This is not a job interview tip that involves teaching you how to psych out or please the interviewer. Some of those “tips” strike me as creating more anxiety than not. I read an article that discussed how whether you cross your legs, lean back in your chair or fold your arms will make or break the success of your job interview.
As though you needed advice to make you even more nervous….
I’m sorry; this is nonsense. How many of us have not received job offers because we crossed our legs or folded our arms? (I’d have been chronically unemployed if that were the case!). It’s great to project confidence, but obsessing over how you fold your limbs (or not) strikes me as counter-productive.

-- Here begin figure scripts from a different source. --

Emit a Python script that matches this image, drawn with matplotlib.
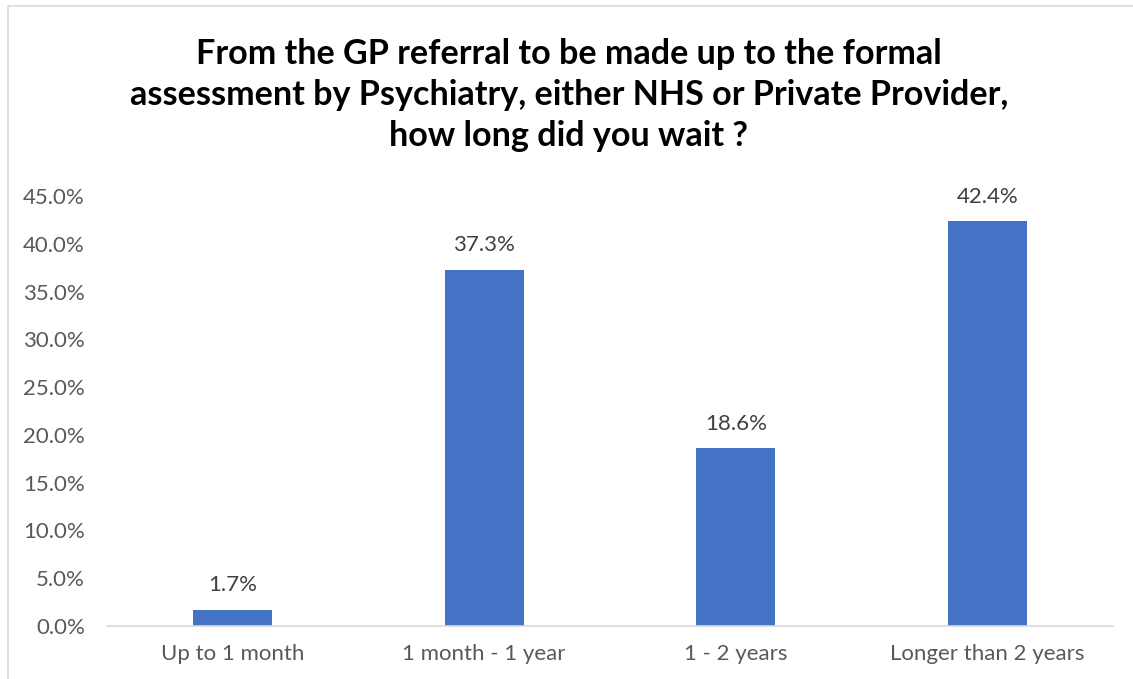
import matplotlib
matplotlib.use('Agg')
import matplotlib.pyplot as plt
from matplotlib.patches import Rectangle
from matplotlib.ticker import FuncFormatter

categories = ['Up to 1 month', '1 month - 1 year', '1 - 2 years', 'Longer than 2 years']
values = [1.7, 37.3, 18.6, 42.4]
yticks = [0, 5, 10, 15, 20, 25, 30, 35, 40, 45]
title = ('From the GP referral to be made up to the formal\n'
         'assessment by Psychiatry, either NHS or Private Provider,\n'
         'how long did you wait ?')

plt.rcParams['font.family'] = ['Lato', 'DejaVu Sans']

fig = plt.figure(figsize=(11.33, 6.79), dpi=100)

# light chart-area border (right and bottom edges fall off the canvas)
fig.patches.append(Rectangle((8 / 1133, -0.05), 1.2, 1 - 6 / 679 + 0.05,
                             transform=fig.transFigure, fill=False,
                             edgecolor='#d9d9d9', linewidth=1.2))

ax = fig.add_axes([107 / 1133, 1 - 626 / 679, (1113 - 107) / 1133, (626 - 196) / 679])
x = range(len(categories))
bars = ax.bar(x, values, width=0.315, color='#4472c4')

for b, v in zip(bars, values):
    ax.text(b.get_x() + b.get_width() / 2, v + 1.5, f'{v:.1f}%',
            ha='center', va='bottom', fontsize=16, color='#404040')

ax.set_xlim(-0.5, len(categories) - 0.5)
ax.set_ylim(0, 45)
ax.set_yticks(yticks)
ax.yaxis.set_major_formatter(FuncFormatter(lambda v, p: f'{v:.1f}%'))
ax.set_xticks(list(x))
ax.set_xticklabels(categories)
ax.tick_params(axis='both', length=0, labelsize=16, colors='#595959')
ax.tick_params(axis='x', pad=13)
ax.tick_params(axis='y', pad=16)

for s in ['top', 'right', 'left']:
    ax.spines[s].set_visible(False)
ax.spines['bottom'].set_color('#d9d9d9')
ax.spines['bottom'].set_linewidth(1.2)

fig.text(0.502, 0.86, title, ha='center', va='center', fontsize=24.6,
         fontweight='bold', color='black', linespacing=1.36)

fig.savefig('out.png', dpi=100)
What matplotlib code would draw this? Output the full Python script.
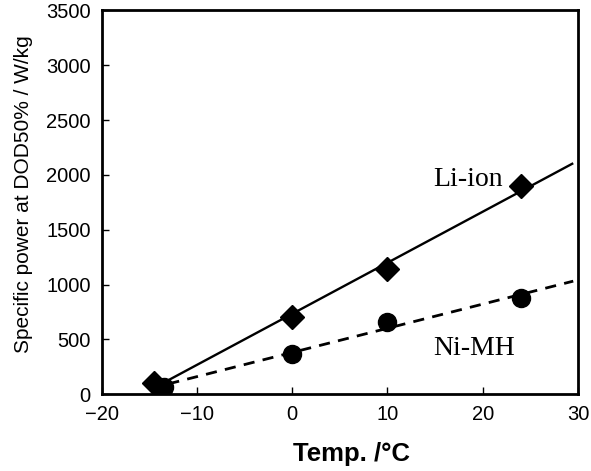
import numpy as np
import matplotlib
matplotlib.use("Agg")
import matplotlib.pyplot as plt

# Measured specific power vs. temperature
li_temp = [-14.5, 0, 10, 24]
li_power = [100, 700, 1140, 1900]
ni_temp = [-13.5, 0, 10, 24]
ni_power = [70, 370, 655, 880]

x_ticks = [-20, -10, 0, 10, 20, 30]
y_ticks = [0, 500, 1000, 1500, 2000, 2500, 3000, 3500]

fig = plt.figure(figsize=(5.91, 4.71), dpi=100)
ax = fig.add_axes([0.172, 0.163, 0.806, 0.815])

# Linear fits through each series
li_fit = np.polyfit(li_temp, li_power, 1)
ni_fit = np.polyfit(ni_temp, ni_power, 1)
xl = np.array([-14.0, 29.5])
xn = np.array([-13.0, 29.5])
ax.plot(xl, np.polyval(li_fit, xl), color="black", lw=1.7, solid_capstyle="butt")
ax.plot(xn, np.polyval(ni_fit, xn), color="black", lw=2.0, ls=(0, (4, 3)))

ax.plot(li_temp, li_power, ls="none", marker="D", ms=12, color="black")
ax.plot(ni_temp, ni_power, ls="none", marker="o", ms=13, color="black")

ax.text(14.8, 1960, "Li-ion", family="Liberation Serif", fontsize=20, ha="left", va="center")
ax.text(14.8, 420, "Ni-MH", family="Liberation Serif", fontsize=20, ha="left", va="center")

ax.set_xlim(-20, 30)
ax.set_ylim(0, 3500)
ax.set_xticks(x_ticks)
ax.set_yticks(y_ticks)
ax.tick_params(direction="in", length=5, width=1, labelsize=14.5, pad=8)
for lab in ax.get_xticklabels() + ax.get_yticklabels():
    lab.set_family("Liberation Sans")
for s in ax.spines.values():
    s.set_linewidth(2.0)

ax.set_xlabel("Temp. /°C", family="Liberation Sans", fontsize=18.5, fontweight="bold")
ax.xaxis.set_label_coords(0.525, -0.125)
ax.set_ylabel("Specific power at DOD50% / W/kg", family="Liberation Sans", fontsize=15)
ax.yaxis.set_label_coords(-0.145, 0.52)

fig.savefig("out.png", dpi=100)
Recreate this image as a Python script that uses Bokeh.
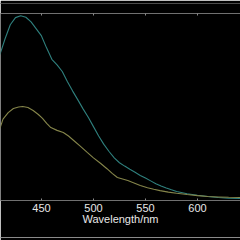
from bokeh.plotting import figure
from bokeh.models import Range1d, LinearAxis, FixedTicker
from bokeh.embed import file_html
from bokeh.resources import INLINE

# Emission spectra (wavelength in nm, intensity in a.u.)
wl_a = [410, 415, 420, 425, 430, 435, 440, 445, 450, 455, 460, 465, 470, 475,
        480, 485, 490, 495, 500, 505, 510, 515, 520, 525, 530, 535, 540, 545,
        550, 555, 560, 565, 570, 575, 580, 590, 600, 610, 620, 630, 641]
int_a = [780, 865, 940, 978, 988, 980, 955, 918, 880, 815, 755, 725, 690, 635,
         585, 538, 490, 445, 395, 345, 300, 262, 228, 202, 184, 167, 151, 134,
         120, 105, 90, 78, 67, 57, 48, 36, 28, 21, 16, 12, 11]

wl_b = [410, 413, 418, 423, 428, 432, 437, 442, 447, 451, 455, 459, 465, 471,
        476, 481, 487, 494, 500, 507, 513, 518, 523, 528, 533, 539, 545, 552,
        558, 564, 572, 580, 590, 600, 610, 620, 630, 641]
int_b = [385, 435, 470, 492, 500, 503, 497, 481, 460, 439, 412, 390, 375, 364,
         345, 321, 292, 257, 228, 198, 170, 145, 123, 115, 107, 94, 80, 68,
         60, 53, 45, 39, 32, 26, 21, 19, 17, 16]

x_ticks = [450, 500, 550, 600, 650]
blank = {t: "" for t in x_ticks}

p = figure(width=240, height=240, output_backend="svg", toolbar_location=None,
           x_range=Range1d(410.6, 641.4), y_range=Range1d(0, 1000),
           x_axis_location=None, y_axis_location=None,
           min_border_left=0, min_border_right=0,
           min_border_top=13, min_border_bottom=40)
p.background_fill_color = "black"
p.border_fill_color = "black"
p.outline_line_color = None
p.xgrid.visible = False
p.ygrid.visible = False

axis_grey = "#707070"


def plain_axis(line_color, tick_color, tick_in, tick_out):
    """Axis without tick labels: used for the frame edge, spacers and rules."""
    return LinearAxis(ticker=FixedTicker(ticks=x_ticks), major_label_overrides=blank,
                      major_label_text_font_size="1px",
                      axis_line_color=line_color, major_tick_line_color=tick_color,
                      major_tick_in=tick_in, major_tick_out=tick_out,
                      minor_tick_line_color=None, major_label_standoff=0)


# upper edge of the plotting area with small inward ticks, then a spacer and a thin rule
p.add_layout(plain_axis(axis_grey, "#8a8a8a", 2, 0), "above")
p.add_layout(plain_axis(None, None, 0, 10), "above")
p.add_layout(plain_axis("#4a4a4a", None, 0, 0), "above")

bottom = LinearAxis(ticker=FixedTicker(ticks=x_ticks),
                    axis_line_color=axis_grey, major_tick_line_color="#8a8a8a",
                    major_tick_in=2, major_tick_out=0, minor_tick_line_color=None,
                    major_label_text_color="#e8e8e8",
                    major_label_text_font="Liberation Sans",
                    major_label_text_font_size="11px",
                    major_label_standoff=3,
                    axis_label="Wavelength/nm",
                    axis_label_text_color="#e8e8e8",
                    axis_label_text_font="Liberation Sans",
                    axis_label_text_font_size="11px",
                    axis_label_text_font_style="normal",
                    axis_label_standoff=-2)
p.add_layout(bottom, "below")
# spacer and thin rule at the bottom of the panel
p.add_layout(plain_axis(None, None, 0, 10), "below")
p.add_layout(plain_axis("#8a8a8a", None, 0, 0), "below")

p.line(wl_a, int_a, line_color="#2f807e", line_width=1.1)
p.line(wl_b, int_b, line_color="#85854a", line_width=1.1)

open("out.html", "w").write(file_html(p, INLINE))
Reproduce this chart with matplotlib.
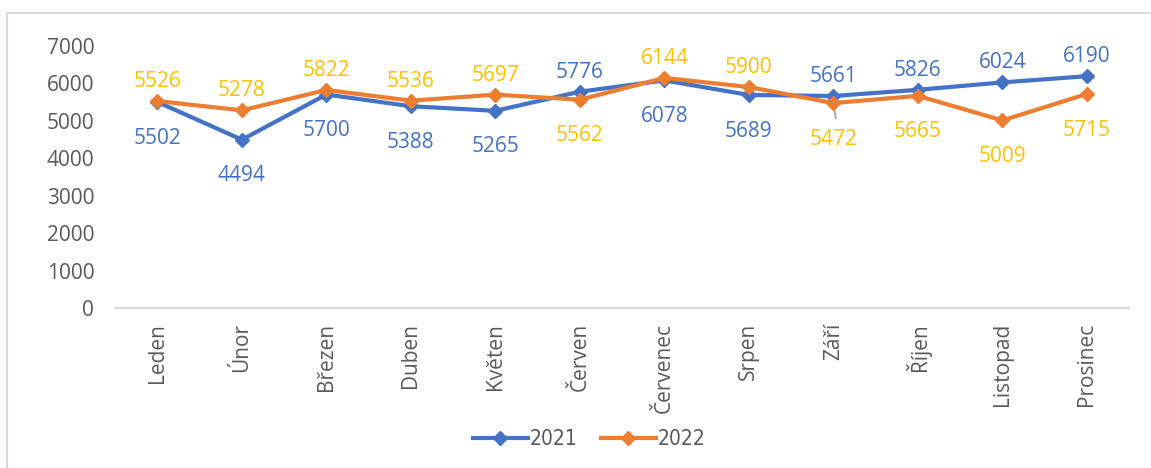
import matplotlib.pyplot as plt
from matplotlib.patches import Rectangle
from matplotlib.font_manager import FontProperties

months = ["Leden", "Únor", "Březen", "Duben", "Květen", "Červen",
          "Červenec", "Srpen", "Září", "Říjen", "Listopad", "Prosinec"]
values_2021 = [5502, 4494, 5700, 5388, 5265, 5776, 6078, 5689, 5661, 5826, 6024, 6190]
values_2022 = [5526, 5278, 5822, 5536, 5697, 5562, 6144, 5900, 5472, 5665, 5009, 5715]
# label placement per point: True = above the point
above_2021 = [False, False, False, False, False, True, False, False, True, True, True, True]
above_2022 = [True, True, True, True, True, False, True, True, False, False, False, False]
yticks = [0, 1000, 2000, 3000, 4000, 5000, 6000, 7000]

BLUE = "#4472C4"
ORANGE = "#ED7D31"
LABEL_ORANGE = "#FFC000"
TEXT_GREY = "#595959"
FONT = "Open Sans"

fig = plt.figure(figsize=(11.51, 4.68), dpi=100)
ax = fig.add_axes([0.1, 0.342, 0.881, 0.56])

# chart frame (only left/top edges visible in the crop)
fig.patches.append(Rectangle((7 / 1151, -0.1), 1.2, (468 - 13) / 468 + 0.1,
                             transform=fig.transFigure, fill=False,
                             edgecolor="#D9D9D9", linewidth=1.5))

x = range(len(months))
ax.plot(x, values_2021, color=BLUE, lw=3, marker="D", ms=7, label="2021", zorder=3)
ax.plot(x, values_2022, color=ORANGE, lw=3, marker="D", ms=7, label="2022", zorder=4)

def put_labels(values, above, colour):
    for i, (v, up) in enumerate(zip(values, above)):
        dy = 14 if up else -26
        ax.annotate(f"{v}", (i, v), xytext=(0, dy), textcoords="offset points",
                    ha="center", va="center", color=colour, fontsize=15,
                    family=FONT)

put_labels(values_2021, above_2021, BLUE)
put_labels(values_2022, above_2022, LABEL_ORANGE)

# leader line for the Září 2022 label
ax.annotate("", (8, values_2022[8]), xytext=(2, -13), textcoords="offset points",
            arrowprops=dict(arrowstyle="-", color="#A5A5A5", lw=1.3))

ax.set_xlim(-0.5, len(months) - 0.5)
ax.set_ylim(0, 7000)
ax.set_yticks(yticks)
ax.set_yticklabels([str(t) for t in yticks], family=FONT, fontsize=15, color=TEXT_GREY)
ax.set_xticks(list(x))
ax.set_xticklabels(months, rotation=90, family=FONT, fontsize=15, color=TEXT_GREY)
ax.tick_params(axis="both", length=0)
ax.tick_params(axis="y", pad=15)
ax.tick_params(axis="x", pad=11)

for side in ["top", "right", "left"]:
    ax.spines[side].set_visible(False)
ax.spines["bottom"].set_color("#D9D9D9")
ax.spines["bottom"].set_linewidth(1.5)

leg_font = FontProperties(family="DejaVu Sans", stretch="condensed", size=15)
leg = fig.legend(loc="center", bbox_to_anchor=(0.512, 0.062), ncol=2, frameon=False,
                 prop=leg_font, handlelength=2.65, columnspacing=1.1, handletextpad=0.1)
for t in leg.get_texts():
    t.set_color(TEXT_GREY)

fig.savefig("out.png", dpi=100)
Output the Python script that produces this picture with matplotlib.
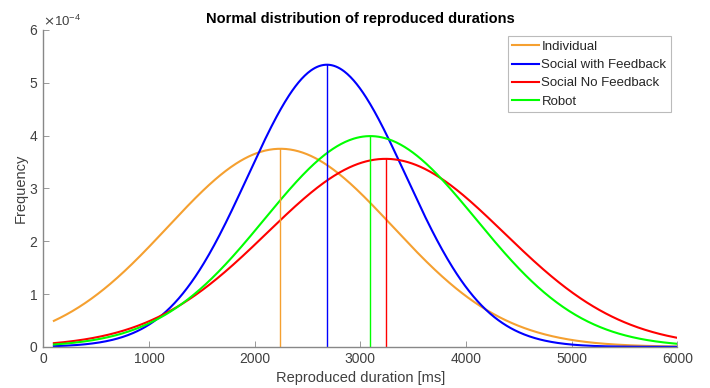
import matplotlib.pyplot as plt
import numpy as np

plt.rcParams['font.family'] = ['Liberation Sans', 'DejaVu Sans']

# groups, estimated mean and sd of each fitted normal curve (ms)
groups = ['Individual', 'Social with Feedback', 'Social No Feedback', 'Robot']
means = [2244, 2684, 3239, 3094]
sds = [1064, 747, 1121, 1000]
colors = ['#F5A030', '#0000FF', '#FF0000', '#00FF00']

x_start = 100
x_end = 6000
x_ticks = [0, 1000, 2000, 3000, 4000, 5000, 6000]
y_ticks = [0, 1e-4, 2e-4, 3e-4, 4e-4, 5e-4, 6e-4]

gray = '#404040'

fig = plt.figure(figsize=(7.1, 3.88), dpi=100)
ax = fig.add_axes([0.061, 0.106, 0.893, 0.817])

x = np.linspace(x_start, x_end, 600)
for name, m, s, c in zip(groups, means, sds, colors):
    y = np.exp(-0.5 * ((x - m) / s) ** 2) / (s * np.sqrt(2 * np.pi))
    ax.plot(x, y, color=c, lw=1.5, label=name)
for m, s, c in zip(means, sds, colors):
    peak = 1 / (s * np.sqrt(2 * np.pi))
    ax.plot([m, m], [0, peak], color=c, lw=1.0)

ax.set_xlim(0, 6000)
ax.set_ylim(0, 6e-4)
ax.set_xticks(x_ticks)
ax.set_yticks(y_ticks)
ax.ticklabel_format(axis='y', style='sci', scilimits=(0, 0), useMathText=True)
ax.yaxis.get_offset_text().set_fontsize(9.5)
ax.yaxis.get_offset_text().set_color(gray)

for side in ['top', 'right']:
    ax.spines[side].set_visible(False)
for side in ['left', 'bottom']:
    ax.spines[side].set_color('#888888')
    ax.spines[side].set_linewidth(1.0)
ax.tick_params(direction='in', length=4, width=0.6, color='#888888',
               labelcolor=gray, labelsize=10)

ax.set_title('Normal distribution of reproduced durations', fontsize=10.5,
             fontweight='bold', color='black', pad=5)
ax.set_xlabel('Reproduced duration [ms]', fontsize=10.5, color=gray, labelpad=4)
ax.set_ylabel('Frequency', fontsize=10.5, color=gray, labelpad=1)

leg = ax.legend(loc='upper right', bbox_to_anchor=(0.99, 0.98), fontsize=9.5,
                frameon=True, fancybox=False, handlelength=2.0,
                handletextpad=0.2, borderpad=0.35, labelspacing=0.45,
                borderaxespad=0)
leg.get_frame().set_edgecolor('#aaaaaa')
leg.get_frame().set_linewidth(0.8)
for t in leg.get_texts():
    t.set_color('#262626')

fig.savefig('out.png', dpi=100)
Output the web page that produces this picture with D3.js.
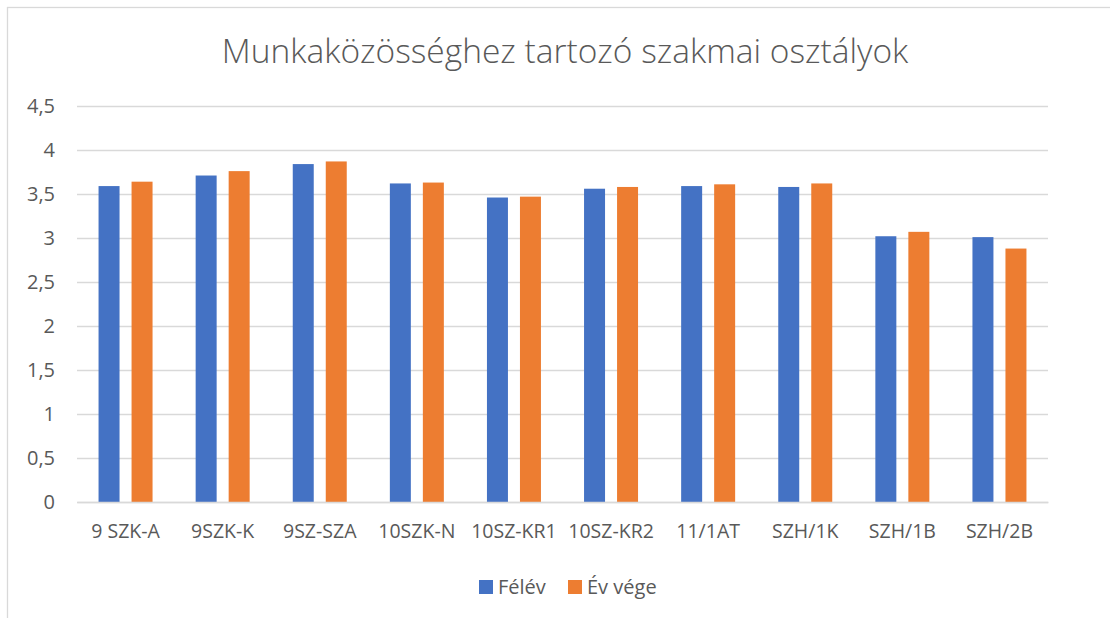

Here’s what I recommend instead: have fun.
“Have fun?” I can hear the gasps of disbelief. “What’s enjoyable about a job interview? It’s one of the most stressful situations in one’s life!” But it doesn’t need to be.
I’m going to skip a long discussion about how to prepare for job interviews because I (and others) have covered this in great detail. Let’s assume you are prepared and ready to go, but would love to quell the pit in your stomach and the quaver in your voice.
Stop thinking of the interview as a test – or as being judged. Okay, you are, but don’t think of it that way. Instead, approach your interview as a way to get to know the person sitting across the table from you, to learn more about a company you’ve been considering, and most important, to discover if this job opening is right for you.
Yes, that’s what I said – you’re considering the company to see if the job is right for you, NOT simply letting the company considering you to see if you’re right for them. The point is that the vetting process works both ways, but most job candidates adopt a supplicant’s demeanor and humbly wait in the hope of acceptance.
Turn your interview into a conversation. Don’t let the person interviewing you dominate, leading the interview with his or her questions. All that advice you’ve read about how to deal with tricky or silly questions becomes less relevant when you’re able to deflect them by controlling the narrative. Sure, you’re going to answer their questions – but not only do you have a few of your own, you want to steer the questions back to where you want it: your strengths, your knowledge of the company, and your interest in how well those strengths will help the company achieve its strategic goals.
The key is to relax and enjoy the conversation. Not only does taking control of the interview change the dynamic, but it also forges a more human bond between two potential colleagues – a far better dynamic than the tension between the Holder of the Prize and the Supplicant Who Wants it Badly.